Stated exercise: For the entries below, copy exactly the line that contains "Write a Python" through the line that contains "bin_edges = [7.5, 12.5, 17.5, 22.5, 27.5]", both ends included, and exclude all pictures.

Dataset:
## Start

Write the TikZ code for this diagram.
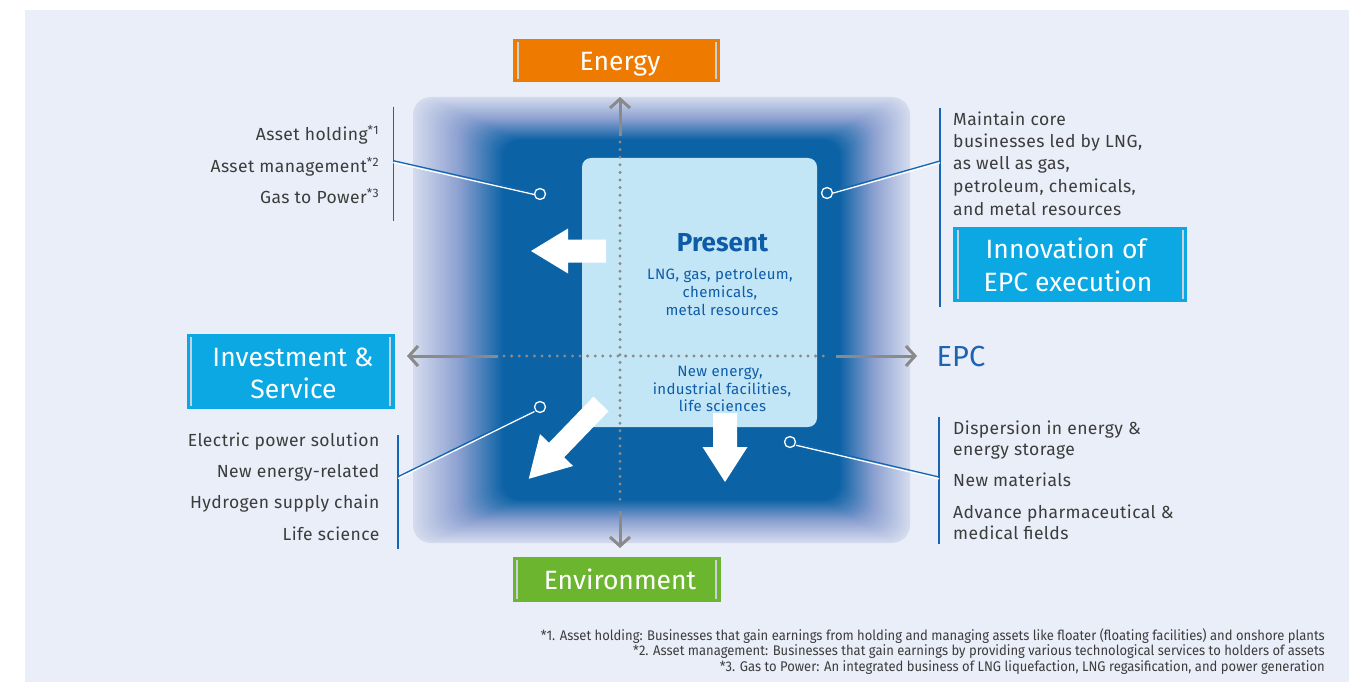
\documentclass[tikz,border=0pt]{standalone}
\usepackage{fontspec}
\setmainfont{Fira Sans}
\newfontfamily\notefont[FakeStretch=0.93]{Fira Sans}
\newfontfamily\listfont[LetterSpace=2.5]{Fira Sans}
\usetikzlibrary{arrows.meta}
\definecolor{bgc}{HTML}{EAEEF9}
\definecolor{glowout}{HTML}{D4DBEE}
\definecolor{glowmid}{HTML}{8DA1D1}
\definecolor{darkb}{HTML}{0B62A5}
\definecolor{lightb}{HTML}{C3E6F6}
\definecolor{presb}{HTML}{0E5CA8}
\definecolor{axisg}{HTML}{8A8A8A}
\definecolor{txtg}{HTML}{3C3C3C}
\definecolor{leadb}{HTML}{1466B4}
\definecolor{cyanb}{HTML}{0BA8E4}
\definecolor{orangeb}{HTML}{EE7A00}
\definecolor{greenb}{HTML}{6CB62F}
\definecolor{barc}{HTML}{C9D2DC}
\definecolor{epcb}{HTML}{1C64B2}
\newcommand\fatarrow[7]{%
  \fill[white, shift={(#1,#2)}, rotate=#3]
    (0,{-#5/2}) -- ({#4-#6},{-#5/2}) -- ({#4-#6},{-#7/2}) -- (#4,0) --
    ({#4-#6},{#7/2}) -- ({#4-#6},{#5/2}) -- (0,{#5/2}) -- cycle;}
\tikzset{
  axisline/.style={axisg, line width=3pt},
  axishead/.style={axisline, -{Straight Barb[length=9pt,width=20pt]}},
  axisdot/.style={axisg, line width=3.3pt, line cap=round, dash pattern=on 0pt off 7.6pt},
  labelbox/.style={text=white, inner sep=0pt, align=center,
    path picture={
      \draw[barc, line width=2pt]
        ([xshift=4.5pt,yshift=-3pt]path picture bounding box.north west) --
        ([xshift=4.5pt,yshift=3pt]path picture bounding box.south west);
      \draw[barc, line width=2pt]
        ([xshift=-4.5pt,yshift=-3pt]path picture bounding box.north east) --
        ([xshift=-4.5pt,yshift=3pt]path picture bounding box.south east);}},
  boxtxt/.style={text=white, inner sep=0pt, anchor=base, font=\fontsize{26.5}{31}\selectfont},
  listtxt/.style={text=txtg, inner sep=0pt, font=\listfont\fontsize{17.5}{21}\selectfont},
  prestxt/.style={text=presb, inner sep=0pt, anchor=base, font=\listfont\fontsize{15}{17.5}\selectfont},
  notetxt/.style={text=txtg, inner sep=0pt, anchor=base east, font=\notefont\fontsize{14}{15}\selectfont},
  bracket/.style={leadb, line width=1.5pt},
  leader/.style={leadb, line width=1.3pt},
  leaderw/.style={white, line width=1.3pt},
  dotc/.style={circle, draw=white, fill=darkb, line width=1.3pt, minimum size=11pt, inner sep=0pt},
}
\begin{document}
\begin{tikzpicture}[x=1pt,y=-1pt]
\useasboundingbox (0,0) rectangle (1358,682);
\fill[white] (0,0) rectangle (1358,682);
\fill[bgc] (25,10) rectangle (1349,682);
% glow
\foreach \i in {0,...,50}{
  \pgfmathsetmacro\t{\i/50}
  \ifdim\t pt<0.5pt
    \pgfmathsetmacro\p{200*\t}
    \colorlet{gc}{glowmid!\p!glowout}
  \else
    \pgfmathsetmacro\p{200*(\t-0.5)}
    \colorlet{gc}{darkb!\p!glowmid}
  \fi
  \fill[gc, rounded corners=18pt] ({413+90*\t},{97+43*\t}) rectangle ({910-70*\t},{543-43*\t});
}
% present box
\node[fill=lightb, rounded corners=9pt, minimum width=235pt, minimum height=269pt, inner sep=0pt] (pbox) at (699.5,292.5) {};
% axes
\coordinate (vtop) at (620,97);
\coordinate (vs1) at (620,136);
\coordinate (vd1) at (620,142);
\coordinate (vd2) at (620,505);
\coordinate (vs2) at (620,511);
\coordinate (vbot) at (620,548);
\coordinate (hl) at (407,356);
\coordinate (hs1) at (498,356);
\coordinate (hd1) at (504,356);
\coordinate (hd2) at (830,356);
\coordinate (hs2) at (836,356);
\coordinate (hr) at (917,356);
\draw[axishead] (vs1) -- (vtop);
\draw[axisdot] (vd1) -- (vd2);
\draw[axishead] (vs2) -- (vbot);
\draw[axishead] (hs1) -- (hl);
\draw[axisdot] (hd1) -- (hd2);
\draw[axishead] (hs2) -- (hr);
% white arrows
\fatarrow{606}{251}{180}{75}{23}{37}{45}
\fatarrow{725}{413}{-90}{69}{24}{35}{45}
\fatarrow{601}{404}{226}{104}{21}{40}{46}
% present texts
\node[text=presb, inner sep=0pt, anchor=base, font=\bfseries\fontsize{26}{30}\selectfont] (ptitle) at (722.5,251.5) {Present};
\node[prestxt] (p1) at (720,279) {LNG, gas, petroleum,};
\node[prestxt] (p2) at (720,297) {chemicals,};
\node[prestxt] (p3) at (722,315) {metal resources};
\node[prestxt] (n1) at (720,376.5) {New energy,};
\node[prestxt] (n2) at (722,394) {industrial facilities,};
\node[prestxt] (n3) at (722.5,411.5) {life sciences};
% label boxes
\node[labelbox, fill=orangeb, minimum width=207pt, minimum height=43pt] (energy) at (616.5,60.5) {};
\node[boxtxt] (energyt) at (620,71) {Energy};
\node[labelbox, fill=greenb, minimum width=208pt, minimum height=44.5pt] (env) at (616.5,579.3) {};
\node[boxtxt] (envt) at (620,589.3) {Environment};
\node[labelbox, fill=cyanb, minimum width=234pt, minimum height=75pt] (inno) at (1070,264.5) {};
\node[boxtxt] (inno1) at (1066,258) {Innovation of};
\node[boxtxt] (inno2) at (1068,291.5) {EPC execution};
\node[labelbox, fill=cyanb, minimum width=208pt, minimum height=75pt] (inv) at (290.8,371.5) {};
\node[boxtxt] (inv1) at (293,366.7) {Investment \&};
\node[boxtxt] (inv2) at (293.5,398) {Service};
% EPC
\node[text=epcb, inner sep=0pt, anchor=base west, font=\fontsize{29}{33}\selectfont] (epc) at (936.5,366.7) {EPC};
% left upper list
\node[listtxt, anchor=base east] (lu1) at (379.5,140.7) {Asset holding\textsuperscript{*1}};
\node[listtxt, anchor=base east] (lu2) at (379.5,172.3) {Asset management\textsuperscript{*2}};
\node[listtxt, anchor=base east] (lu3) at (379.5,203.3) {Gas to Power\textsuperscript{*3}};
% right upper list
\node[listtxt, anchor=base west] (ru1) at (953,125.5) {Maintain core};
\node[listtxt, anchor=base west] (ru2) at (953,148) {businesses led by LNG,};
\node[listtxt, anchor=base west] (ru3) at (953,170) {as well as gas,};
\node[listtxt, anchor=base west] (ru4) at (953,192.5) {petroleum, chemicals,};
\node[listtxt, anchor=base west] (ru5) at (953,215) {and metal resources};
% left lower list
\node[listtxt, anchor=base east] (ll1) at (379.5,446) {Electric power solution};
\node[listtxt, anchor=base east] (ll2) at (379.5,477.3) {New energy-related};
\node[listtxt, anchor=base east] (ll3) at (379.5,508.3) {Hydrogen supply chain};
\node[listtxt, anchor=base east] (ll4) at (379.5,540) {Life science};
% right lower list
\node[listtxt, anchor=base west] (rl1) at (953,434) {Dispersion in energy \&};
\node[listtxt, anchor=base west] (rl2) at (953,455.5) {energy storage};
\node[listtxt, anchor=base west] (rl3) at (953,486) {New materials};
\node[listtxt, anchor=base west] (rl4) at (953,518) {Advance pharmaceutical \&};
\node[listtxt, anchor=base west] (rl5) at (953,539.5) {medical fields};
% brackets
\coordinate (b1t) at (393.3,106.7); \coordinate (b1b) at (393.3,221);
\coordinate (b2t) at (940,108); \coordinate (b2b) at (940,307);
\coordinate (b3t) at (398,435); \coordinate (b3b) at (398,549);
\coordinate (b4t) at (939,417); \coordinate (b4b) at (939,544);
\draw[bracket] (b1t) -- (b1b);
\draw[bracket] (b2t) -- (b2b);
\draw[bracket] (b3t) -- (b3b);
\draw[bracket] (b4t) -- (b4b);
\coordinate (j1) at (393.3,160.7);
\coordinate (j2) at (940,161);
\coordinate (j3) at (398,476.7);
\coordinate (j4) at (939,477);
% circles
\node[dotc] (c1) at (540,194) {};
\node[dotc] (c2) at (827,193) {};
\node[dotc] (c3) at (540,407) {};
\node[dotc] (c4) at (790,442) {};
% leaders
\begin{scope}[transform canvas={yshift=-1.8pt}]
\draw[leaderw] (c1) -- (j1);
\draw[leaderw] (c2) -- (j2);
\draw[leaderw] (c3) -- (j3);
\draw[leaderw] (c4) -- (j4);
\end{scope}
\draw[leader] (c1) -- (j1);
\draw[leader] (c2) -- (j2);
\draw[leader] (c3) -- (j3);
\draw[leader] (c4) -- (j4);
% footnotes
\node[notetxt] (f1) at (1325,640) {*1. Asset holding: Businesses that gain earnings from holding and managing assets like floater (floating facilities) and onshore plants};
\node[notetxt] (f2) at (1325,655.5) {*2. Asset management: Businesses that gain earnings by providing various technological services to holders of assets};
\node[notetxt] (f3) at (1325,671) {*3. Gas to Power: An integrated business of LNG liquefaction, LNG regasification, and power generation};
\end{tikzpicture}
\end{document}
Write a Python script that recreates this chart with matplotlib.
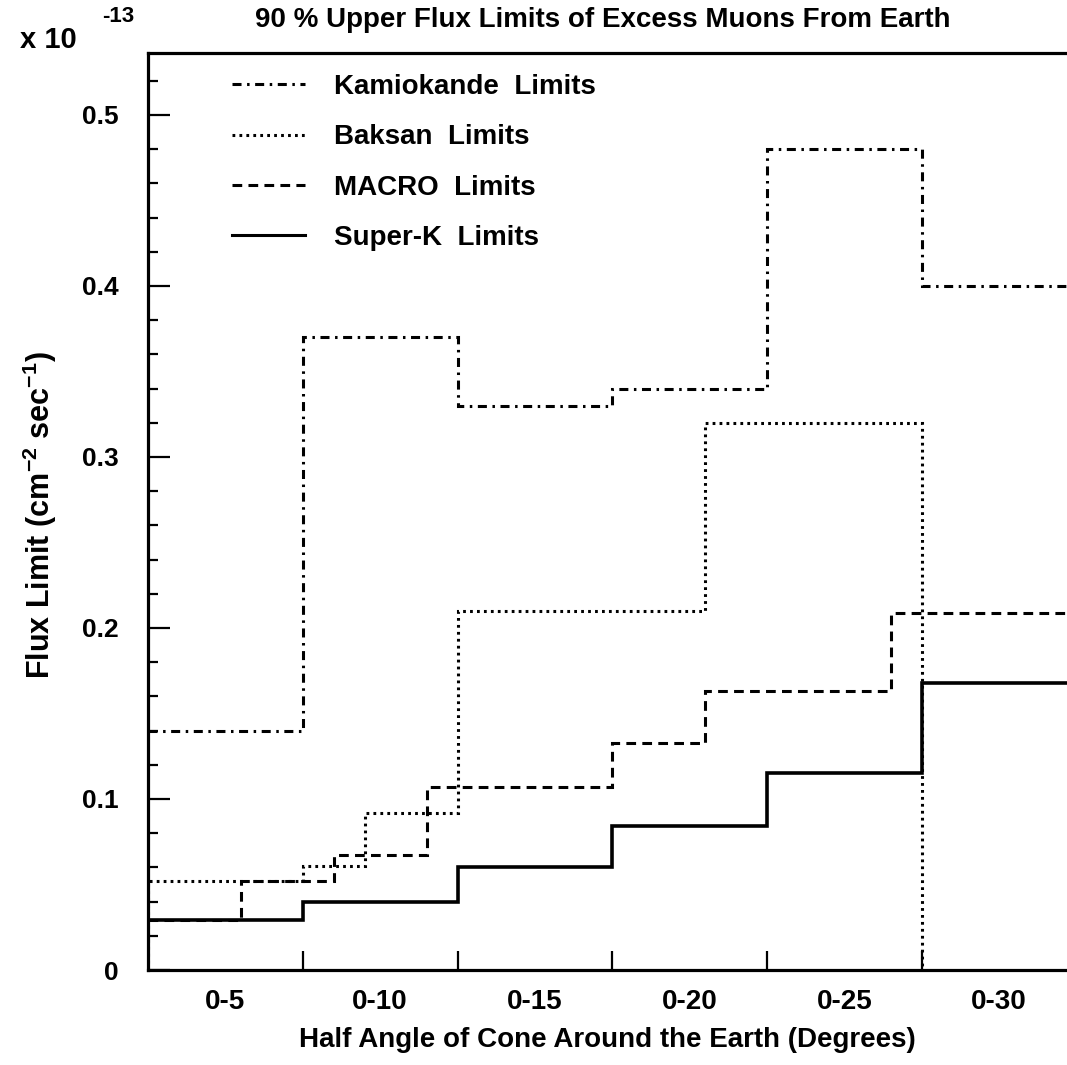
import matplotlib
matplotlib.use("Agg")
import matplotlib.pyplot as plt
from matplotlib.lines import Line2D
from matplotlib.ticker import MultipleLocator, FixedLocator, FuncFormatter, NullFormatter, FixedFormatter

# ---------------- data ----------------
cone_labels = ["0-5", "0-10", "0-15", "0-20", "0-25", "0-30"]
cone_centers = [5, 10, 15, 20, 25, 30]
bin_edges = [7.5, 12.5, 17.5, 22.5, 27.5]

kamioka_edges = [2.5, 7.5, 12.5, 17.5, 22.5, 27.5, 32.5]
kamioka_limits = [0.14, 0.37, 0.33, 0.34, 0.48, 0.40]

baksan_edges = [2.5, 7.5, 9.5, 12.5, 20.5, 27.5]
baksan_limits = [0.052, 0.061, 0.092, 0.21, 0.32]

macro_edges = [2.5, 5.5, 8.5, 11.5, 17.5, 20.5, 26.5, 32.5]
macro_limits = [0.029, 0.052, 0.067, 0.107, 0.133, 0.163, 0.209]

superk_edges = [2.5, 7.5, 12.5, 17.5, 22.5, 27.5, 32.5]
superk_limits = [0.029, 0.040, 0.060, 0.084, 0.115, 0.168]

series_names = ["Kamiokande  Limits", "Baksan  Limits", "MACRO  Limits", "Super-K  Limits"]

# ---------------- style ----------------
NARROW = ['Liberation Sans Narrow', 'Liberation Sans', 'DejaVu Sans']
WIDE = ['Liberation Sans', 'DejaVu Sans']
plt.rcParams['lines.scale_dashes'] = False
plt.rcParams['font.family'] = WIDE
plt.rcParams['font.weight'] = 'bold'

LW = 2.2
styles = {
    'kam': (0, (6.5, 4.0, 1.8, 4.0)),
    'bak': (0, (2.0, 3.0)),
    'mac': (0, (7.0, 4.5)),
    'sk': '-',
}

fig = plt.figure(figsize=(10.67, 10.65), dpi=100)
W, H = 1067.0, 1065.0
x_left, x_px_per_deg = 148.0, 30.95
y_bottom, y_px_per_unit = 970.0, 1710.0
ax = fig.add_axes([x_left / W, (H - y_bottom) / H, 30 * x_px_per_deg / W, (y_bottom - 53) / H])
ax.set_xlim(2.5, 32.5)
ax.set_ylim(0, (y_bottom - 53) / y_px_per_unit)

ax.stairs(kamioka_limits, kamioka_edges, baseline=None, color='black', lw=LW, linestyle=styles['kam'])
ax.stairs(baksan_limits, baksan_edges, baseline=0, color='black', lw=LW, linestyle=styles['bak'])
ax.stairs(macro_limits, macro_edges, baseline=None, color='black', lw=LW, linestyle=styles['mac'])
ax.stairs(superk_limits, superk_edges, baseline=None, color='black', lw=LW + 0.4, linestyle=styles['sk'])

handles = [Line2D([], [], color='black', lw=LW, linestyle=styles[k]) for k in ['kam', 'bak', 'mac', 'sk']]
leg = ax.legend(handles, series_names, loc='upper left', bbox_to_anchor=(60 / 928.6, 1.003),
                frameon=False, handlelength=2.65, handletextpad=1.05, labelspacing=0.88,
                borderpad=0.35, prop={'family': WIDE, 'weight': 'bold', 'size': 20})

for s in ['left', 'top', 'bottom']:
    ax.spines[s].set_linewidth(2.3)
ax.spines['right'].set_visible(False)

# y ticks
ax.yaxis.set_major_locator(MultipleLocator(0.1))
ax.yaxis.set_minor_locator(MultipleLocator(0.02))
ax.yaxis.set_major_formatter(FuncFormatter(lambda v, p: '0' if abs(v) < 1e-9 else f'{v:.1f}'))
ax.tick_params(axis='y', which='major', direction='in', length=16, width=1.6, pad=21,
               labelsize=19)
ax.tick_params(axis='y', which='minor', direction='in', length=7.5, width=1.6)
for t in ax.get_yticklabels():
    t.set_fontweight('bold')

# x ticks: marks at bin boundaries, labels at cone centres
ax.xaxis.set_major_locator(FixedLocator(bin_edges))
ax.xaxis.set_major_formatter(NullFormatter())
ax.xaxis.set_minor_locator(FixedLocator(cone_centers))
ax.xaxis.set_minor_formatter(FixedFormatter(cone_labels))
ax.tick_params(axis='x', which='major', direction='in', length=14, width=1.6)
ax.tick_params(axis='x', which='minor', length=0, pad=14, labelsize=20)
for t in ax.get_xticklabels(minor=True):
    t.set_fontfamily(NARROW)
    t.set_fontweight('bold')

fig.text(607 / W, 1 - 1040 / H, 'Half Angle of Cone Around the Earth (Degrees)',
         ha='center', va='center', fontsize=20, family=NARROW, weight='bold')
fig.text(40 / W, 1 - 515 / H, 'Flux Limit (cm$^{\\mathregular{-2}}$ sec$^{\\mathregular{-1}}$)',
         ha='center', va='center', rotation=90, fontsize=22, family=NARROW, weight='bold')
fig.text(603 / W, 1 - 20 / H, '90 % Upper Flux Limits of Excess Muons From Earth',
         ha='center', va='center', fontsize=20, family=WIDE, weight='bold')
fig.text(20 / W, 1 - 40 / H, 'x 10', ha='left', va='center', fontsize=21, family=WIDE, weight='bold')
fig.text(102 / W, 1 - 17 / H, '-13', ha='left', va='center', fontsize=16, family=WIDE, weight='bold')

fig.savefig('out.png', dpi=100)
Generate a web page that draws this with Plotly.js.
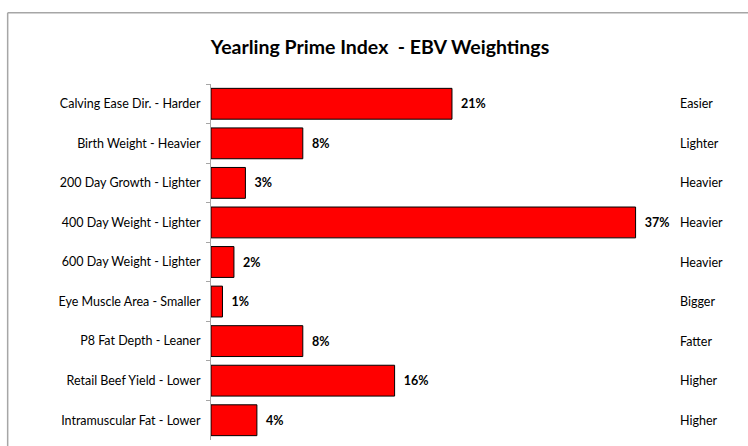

## End

Written solution:
Write a Python script that recreates this chart with matplotlib.
import matplotlib
matplotlib.use("Agg")
import matplotlib.pyplot as plt
from matplotlib.lines import Line2D
from matplotlib.ticker import MultipleLocator, FixedLocator, FuncFormatter, NullFormatter, FixedFormatter

# ---------------- data ----------------
cone_labels = ["0-5", "0-10", "0-15", "0-20", "0-25", "0-30"]
cone_centers = [5, 10, 15, 20, 25, 30]
bin_edges = [7.5, 12.5, 17.5, 22.5, 27.5]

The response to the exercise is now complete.